O objetivo é evitar os complexos e caros métodos de mensuração de carbono estocado nas florestas. A proposta afirma que o fundo não vai substituir nem competir com projetos de geração de créditos de carbono. Pelo contrário, os mecanismos seriam complementares.
Para os países ricos, o mecanismo é vantajoso em relação às doações que têm feito para fundos climáticos, uma vez que aqui trata-se de um empréstimo que retornará aos respectivos Tesouros ao fim de 30 a 40 anos. Hoje, as doações têm um custo político, porque entram nos orçamentos dos países e precisam ser aprovadas.
Para participar do mecanismo, no limite, esses países poderão emitir títulos soberanos para captar os recursos e aplicá-los no fundo pela mesma taxa, com custo zero aos cofres públicos.
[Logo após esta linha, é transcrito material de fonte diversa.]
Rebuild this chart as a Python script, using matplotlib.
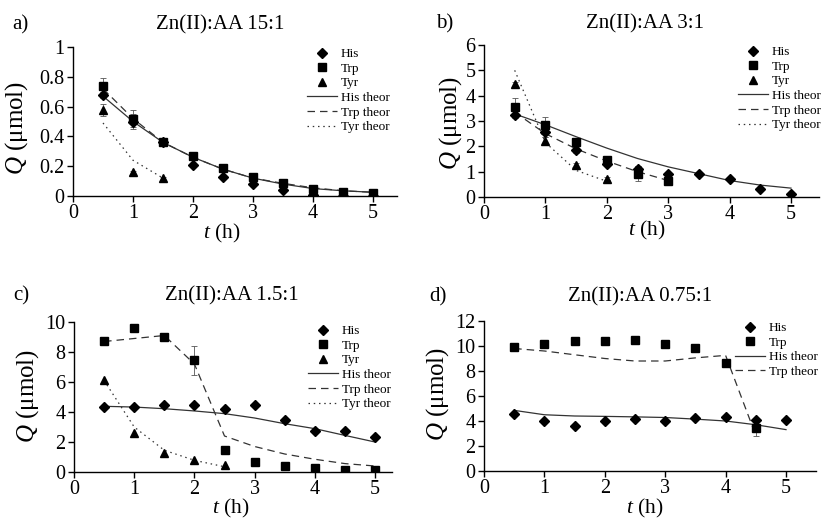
import numpy as np
import matplotlib
matplotlib.use("Agg")
import matplotlib.pyplot as plt

plt.rcParams["font.family"] = ["Liberation Serif", "DejaVu Serif"]
plt.rcParams["mathtext.fontset"] = "custom"
plt.rcParams["mathtext.rm"] = "Liberation Serif"
plt.rcParams["mathtext.it"] = "Liberation Serif:italic"

t = [0.5, 1, 1.5, 2, 2.5, 3, 3.5, 4, 4.5, 5]

# a) Zn(II):AA 15:1
his_a = [0.68, 0.50, 0.36, 0.21, 0.13, 0.08, 0.04, 0.01, 0.0, 0.0]
his_a_err = [0.02, 0.05, 0.01, 0.01, 0.01, 0.01, 0.01, 0.01, 0.0, 0.0]
trp_a = [0.74, 0.52, 0.36, 0.27, 0.19, 0.13, 0.09, 0.05, 0.03, 0.02]
trp_a_err = [0.05, 0.06, 0.01, 0.01, 0.01, 0.01, 0.01, 0.01, 0.01, 0.0]
tyr_a = [0.58, 0.16, 0.12]
tyr_a_err = [0.04, 0.01, 0.01]
his_a_th = [0.67, 0.50, 0.36, 0.26, 0.18, 0.12, 0.08, 0.05, 0.035, 0.025]
trp_a_th = [0.72, 0.52, 0.36, 0.26, 0.18, 0.12, 0.085, 0.055, 0.035, 0.025]
tyr_a_th = [0.49, 0.24, 0.12]

# b) Zn(II):AA 3:1
his_b = [3.23, 2.57, 1.87, 1.32, 1.12, 0.92, 0.90, 0.70, 0.33, 0.13]
his_b_err = [0.1, 0.2, 0.15, 0.1, 0.1, 0.05, 0.05, 0.05, 0.05, 0.05]
trp_b = [3.54, 2.85, 2.18, 1.48, 0.92, 0.62]
trp_b_err = [0.35, 0.3, 0.1, 0.15, 0.3, 0.05]
tyr_b = [4.45, 2.2, 1.25, 0.72]
tyr_b_err = [0.1, 0.15, 0.1, 0.05]
his_b_th = [3.28, 2.85, 2.38, 1.93, 1.52, 1.19, 0.92, 0.65, 0.47, 0.35]
trp_b_th = [3.35, 2.5, 1.9, 1.42, 1.0, 0.65]
tyr_b_th = [5.0, 2.15, 1.05, 0.62]

# c) Zn(II):AA 1.5:1
his_c = [4.33, 4.33, 4.44, 4.44, 4.22, 4.5, 3.49, 2.73, 2.73, 2.33]
trp_c = [8.71, 9.62, 9.0, 7.44, 1.44, 0.67, 0.4, 0.27, 0.16, 0.11]
trp_c_err = [0.1, 0.1, 0.1, 0.95, 0.1, 0.05, 0.05, 0.05, 0.05, 0.05]
tyr_c = [6.16, 2.58, 1.29, 0.78, 0.44]
his_c_th = [4.38, 4.33, 4.22, 4.07, 3.89, 3.6, 3.22, 2.89, 2.44, 2.0]
trp_c_th = [8.7, 8.9, 9.1, 7.2, 2.4, 1.7, 1.2, 0.85, 0.56, 0.4]
tyr_c_th = [6.1, 3.0, 1.45, 0.78, 0.35]

# d) Zn(II):AA 0.75:1
his_d = [4.59, 3.97, 3.57, 4.0, 4.13, 4.03, 4.24, 4.32, 4.05, 4.05]
trp_d = [9.92, 10.19, 10.37, 10.37, 10.5, 10.19, 9.84, 8.67, 3.44]
trp_d_err = [0.1, 0.1, 0.1, 0.1, 0.1, 0.1, 0.1, 0.1, 0.6]
his_d_th = [4.85, 4.5, 4.4, 4.37, 4.33, 4.28, 4.15, 4.0, 3.7, 3.31]
trp_d_th = [9.8, 9.6, 9.3, 9.0, 8.8, 8.8, 9.05, 9.25, 2.85]

W, H = 822, 518
fig = plt.figure(figsize=(W / 100, H / 100), dpi=100)


def make_ax(x0, x5, xend, ybot, ytop, ymax):
    # pixel positions of the axis corners -> figure fraction
    ax = fig.add_axes([x0 / W, 1 - ybot / H, (xend - x0) / W, (ybot - ytop) / H])
    ax.set_xlim(0, 5 * (xend - x0) / (x5 - x0))
    ax.set_ylim(0, ymax)
    ax.spines["top"].set_visible(False)
    ax.spines["right"].set_visible(False)
    for s in ("left", "bottom"):
        ax.spines[s].set_linewidth(1.0)
    ax.set_xticks([0, 1, 2, 3, 4, 5])
    ax.tick_params(direction="out", length=4, width=1.0, labelsize=14.5, pad=2)
    return ax


def pts(ax, x, y, err, marker, ms, label):
    if err is not None:
        ax.errorbar(x, y, yerr=err, fmt="none", ecolor="#555555",
                    elinewidth=0.6, capsize=2, capthick=0.6, zorder=2)
    ax.plot(x, y, marker, color="black", ms=ms, label=label, zorder=3)


def theor(ax, x, y, ls, label):
    ax.plot(x, y, color="#333333", lw=0.9, ls=ls, label=label, zorder=2)


dash = (0, (6, 4))
dot = (0, (1.2, 3))


def labels(ax, x0, xend, ybot, ytop, ylx, yly, xlx, xly):
    w = xend - x0
    h = ybot - ytop
    ax.text((ylx - x0) / w, (ybot - yly) / h, "$Q$ (μmol)", transform=ax.transAxes,
            rotation=90, ha="center", va="center", fontsize=18)
    ax.text((xlx - x0) / w, (ybot - xly) / h, "$t$ (h)", transform=ax.transAxes,
            ha="center", va="center", fontsize=15.5)


def legend(ax, x0, xend, ybot, ytop, right_px, top_px):
    ax.legend(loc="upper right",
              bbox_to_anchor=((right_px - x0) / (xend - x0), (ybot - top_px) / (ybot - ytop)),
              frameon=False, fontsize=9.5, handlelength=2.3, handletextpad=0.3,
              labelspacing=0.18, borderpad=0, borderaxespad=0)


# panel a
ax = make_ax(73, 373, 397, 196, 47, 1.0)
ax.set_yticks([0, 0.2, 0.4, 0.6, 0.8, 1.0])
ax.set_yticklabels(["0", "0.2", "0.4", "0.6", "0.8", "1"])
pts(ax, t, his_a, his_a_err, "D", 5.2, "His")
pts(ax, t, trp_a, trp_a_err, "s", 6, "Trp")
pts(ax, t[:3], tyr_a, tyr_a_err, "^", 6, "Tyr")
theor(ax, t, his_a_th, "-", "His theor")
theor(ax, t, trp_a_th, dash, "Trp theor")
theor(ax, t[:3], tyr_a_th, dot, "Tyr theor")
legend(ax, 73, 397, 196, 47, 390, 48)
labels(ax, 73, 397, 196, 47, 17, 128, 222, 233)

# panel b
ax = make_ax(484, 791, 819, 197, 45, 6)
ax.set_yticks([0, 1, 2, 3, 4, 5, 6])
pts(ax, t, his_b, his_b_err, "D", 5.2, "His")
pts(ax, t[:6], trp_b, trp_b_err, "s", 6, "Trp")
pts(ax, t[:4], tyr_b, tyr_b_err, "^", 6, "Tyr")
theor(ax, t, his_b_th, "-", "His theor")
theor(ax, t[:6], trp_b_th, dash, "Trp theor")
theor(ax, t[:4], tyr_b_th, dot, "Tyr theor")
legend(ax, 484, 819, 197, 45, 821, 46)
labels(ax, 484, 819, 197, 45, 451, 123, 647, 230)

# panel c
ax = make_ax(74, 375, 392, 472, 322, 10)
ax.set_yticks([0, 2, 4, 6, 8, 10])
pts(ax, t, his_c, None, "D", 5.2, "His")
pts(ax, t, trp_c, trp_c_err, "s", 6, "Trp")
pts(ax, t[:5], tyr_c, None, "^", 6, "Tyr")
theor(ax, t, his_c_th, "-", "His theor")
theor(ax, t, trp_c_th, dash, "Trp theor")
theor(ax, t[:5], tyr_c_th, dot, "Tyr theor")
legend(ax, 74, 392, 472, 322, 391, 325)
labels(ax, 74, 392, 472, 322, 28, 396, 231, 508)

# panel d
ax = make_ax(484, 786, 816, 471, 321, 12)
ax.set_yticks([0, 2, 4, 6, 8, 10, 12])
pts(ax, t, his_d, None, "D", 5.2, "His")
pts(ax, t[:9], trp_d, trp_d_err, "s", 6, "Trp")
theor(ax, t, his_d_th, "-", "His theor")
theor(ax, t[:9], trp_d_th, dash, "Trp theor")
legend(ax, 484, 816, 471, 321, 818, 322)
labels(ax, 484, 816, 471, 321, 438, 394, 645, 508)

# titles and panel letters
titles = ["Zn(II):AA 15:1", "Zn(II):AA 3:1", "Zn(II):AA 1.5:1", "Zn(II):AA 0.75:1"]
letters = ["a)", "b)", "c)", "d)"]
title_xy = [(220, 25), (645, 24), (232, 296), (640, 297)]
letter_xy = [(12, 25), (436, 24), (13, 296), (429, 297)]
for txt, (x, y) in zip(titles, title_xy):
    fig.text(x / W, 1 - y / H, txt, ha="center", va="center", fontsize=15)
for txt, (x, y) in zip(letters, letter_xy):
    fig.text(x / W, 1 - y / H, txt, ha="left", va="center", fontsize=15)

fig.savefig("out.png", dpi=100)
Outra vantagem do mecanismo é que, embora esteja alinhado aos objetivos do Acordo de Paris, é desvinculado dele e, portanto, não depende da aprovação consensual das nações signatárias.
Ainda assim, o caminho até sua eventual criação ainda é longo e depende de negociações entre todos os lados. Nas palavras de Haddad ao final do encontro, segundo relato de presentes, a proposta é a arquitetura do fundo e agora virá a fase de engenharia.
O Brasil receberá contribuições dos países interessados e a intenção é apresentar um desenho ainda mais detalhado na COP29, no Azerbaijão, com o objetivo de um lançamento formal na COP30, em Belém.